I discovered distant starlight, probably 23 of August 2001. 24 of August, St. Bartholomew's Day, I had solved the problem.

No, not "took four days on earth but billions of years out there" or whatever it was he was saying.

Geocentrism.

Have you heard the expression "von Neumann chain"? We use an already small measure to introduce an even smaller measure, then that to introduce an even smaller one than that ...

In the reverse, one of the links is "main series are roughly the size of the sun, because Sirius is 8.6 LY away and looks as big as the Sun (or a moderately bigger star) would look from 8.6 LY away" ...

Before you come to distances that are problematic ever so slightly for a young earth, this is more important than parallax ...
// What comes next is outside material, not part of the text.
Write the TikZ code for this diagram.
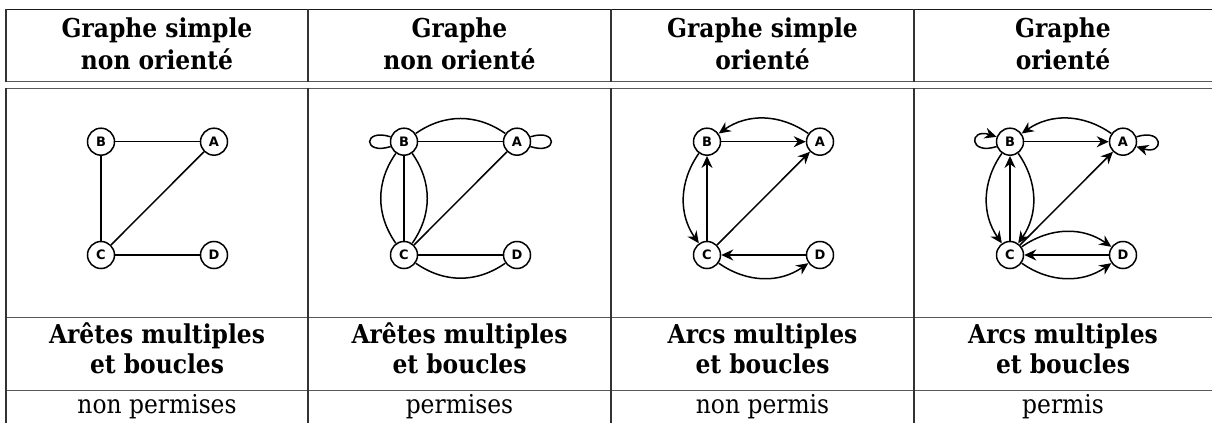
\documentclass[tikz,border=0pt]{standalone}
\usepackage{fontspec}
\newfontfamily\nodefont{DejaVu Sans}
\newfontfamily\utop{DejaVu Serif Condensed}
\usetikzlibrary{arrows.meta}
\begin{document}
\begin{tikzpicture}[x=1pt,y=1pt,
  vtx/.style={circle,draw,line width=1.5pt,minimum size=27pt,inner sep=0pt,font=\nodefont\bfseries\fontsize{13}{13}\selectfont},
  edge/.style={line width=1.5pt},
  arr/.style={edge,-{Stealth[length=12pt,width=11pt,inset=4pt]}},
  tline/.style={line width=1.4pt,black!65},
  hd/.style={font=\utop\bfseries\fontsize{26}{30}\selectfont,anchor=base},
  tx/.style={font=\utop\fontsize{26}{30}\selectfont,anchor=base}]
\useasboundingbox (0,0) rectangle (1212,423);
% table rules
\draw[tline,black!90] (6,413.5) -- (1212,413.5);
\draw[tline] (6,341.3) -- (1212,341.3);
\draw[tline] (6,334.7) -- (1212,334.7);
\draw[tline] (6,105.3) -- (1212,105.3);
\draw[tline] (6,32.3) -- (1212,32.3);
\foreach \x in {6,308,611,914} {
  \draw[tline,black!80] (\x,413.5) -- (\x,341.3);
  \draw[tline,black!80] (\x,334.7) -- (\x,0);
}
% headers
\node[hd] (h1a) at (157,385.3) {Graphe simple};
\node[hd] (h1b) at (157,353) {non orienté};
\node[hd] (h2a) at (459.5,385.3) {Graphe};
\node[hd] (h2b) at (459.5,353) {non orienté};
\node[hd] (h3a) at (762.5,385.3) {Graphe simple};
\node[hd] (h3b) at (762.5,353) {orienté};
\node[hd] (h4a) at (1063,385.3) {Graphe};
\node[hd] (h4b) at (1063,353) {orienté};
% footers
\node[hd] (f1a) at (157,80) {Arêtes multiples};
\node[hd] (f1b) at (157,49) {et boucles};
\node[tx] (f1c) at (157,10) {non permises};
\node[hd] (f2a) at (459.5,80) {Arêtes multiples};
\node[hd] (f2b) at (459.5,49) {et boucles};
\node[tx] (f2c) at (459.5,10) {permises};
\node[hd] (f3a) at (762.5,80) {Arcs multiples};
\node[hd] (f3b) at (762.5,49) {et boucles};
\node[tx] (f3c) at (762.5,10) {non permis};
\node[hd] (f4a) at (1063,80) {Arcs multiples};
\node[hd] (f4b) at (1063,49) {et boucles};
\node[tx] (f4c) at (1063,10) {permis};
% graph 1
\node[vtx] (b1) at (101,281.3) {B};
\node[vtx] (a1) at (214,281.3) {A};
\node[vtx] (c1) at (101,168) {C};
\node[vtx] (d1) at (214,168) {D};
\draw[edge] (b1) -- (a1);
\draw[edge] (b1) -- (c1);
\draw[edge] (c1) -- (a1);
\draw[edge] (c1) -- (d1);
% graph 2
\node[vtx] (b2) at (404,281.3) {B};
\node[vtx] (a2) at (517,281.3) {A};
\node[vtx] (c2) at (404,168) {C};
\node[vtx] (d2) at (517,168) {D};
\draw[edge] (b2) -- (a2);
\draw[edge] (b2) to[bend left=35] (a2);
\draw[edge] (b2) -- (c2);
\draw[edge] (b2) to[bend right=35] (c2);
\draw[edge] (b2) to[bend left=35] (c2);
\draw[edge] (c2) -- (a2);
\draw[edge] (c2) -- (d2);
\draw[edge] (c2) to[bend right=35] (d2);
\draw[edge] (b2.160) .. controls +(-28,9) and +(-28,-9) .. (b2.200);
\draw[edge] (a2.20) .. controls +(28,9) and +(28,-9) .. (a2.340);
% graph 3
\node[vtx] (b3) at (707,281.3) {B};
\node[vtx] (a3) at (820,281.3) {A};
\node[vtx] (c3) at (707,168) {C};
\node[vtx] (d3) at (820,168) {D};
\draw[arr] (b3) -- (a3);
\draw[arr] (a3) to[bend right=35] (b3);
\draw[arr] (c3) -- (b3);
\draw[arr] (b3) to[bend right=35] (c3);
\draw[arr] (c3) -- (a3);
\draw[arr] (d3) -- (c3);
\draw[arr] (c3) to[bend right=35] (d3);
% graph 4
\node[vtx] (b4) at (1010,281.3) {B};
\node[vtx] (a4) at (1123,281.3) {A};
\node[vtx] (c4) at (1010,168) {C};
\node[vtx] (d4) at (1123,168) {D};
\draw[arr] (b4) -- (a4);
\draw[arr] (a4) to[bend right=35] (b4);
\draw[arr] (c4) -- (b4);
\draw[arr] (b4) to[bend right=35] (c4);
\draw[arr] (b4) to[bend left=35] (c4);
\draw[arr] (c4) -- (a4);
\draw[arr] (d4) -- (c4);
\draw[arr] (c4) to[bend right=35] (d4);
\draw[arr] (c4) to[bend left=35] (d4);
\draw[arr] (b4.200) .. controls +(-28,-9) and +(-28,9) .. (b4.160);
\draw[arr] (a4.20) .. controls +(28,9) and +(28,-9) .. (a4.340);
\end{tikzpicture}
\end{document}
But the link before that is "Sirius has a parallax of 0.379 arc seconds, and that means, since we are moving, since 2 AU is a known side of the triangle, it's 8.6 LY away"

And this presupposes "we are moving, so 2AU is involved in the triangle, and the parallax angle is physically on the other side, between two positions of earth" ...

Which is totally superfluous if:

  • Galileo was wrong
  • Sirius is moved by an angel, both for annual aberration and for annual parallax.


Now, an Atheist would have no problem refuting that ... from Atheism, for other Atheists. How would you (if at all) refute it?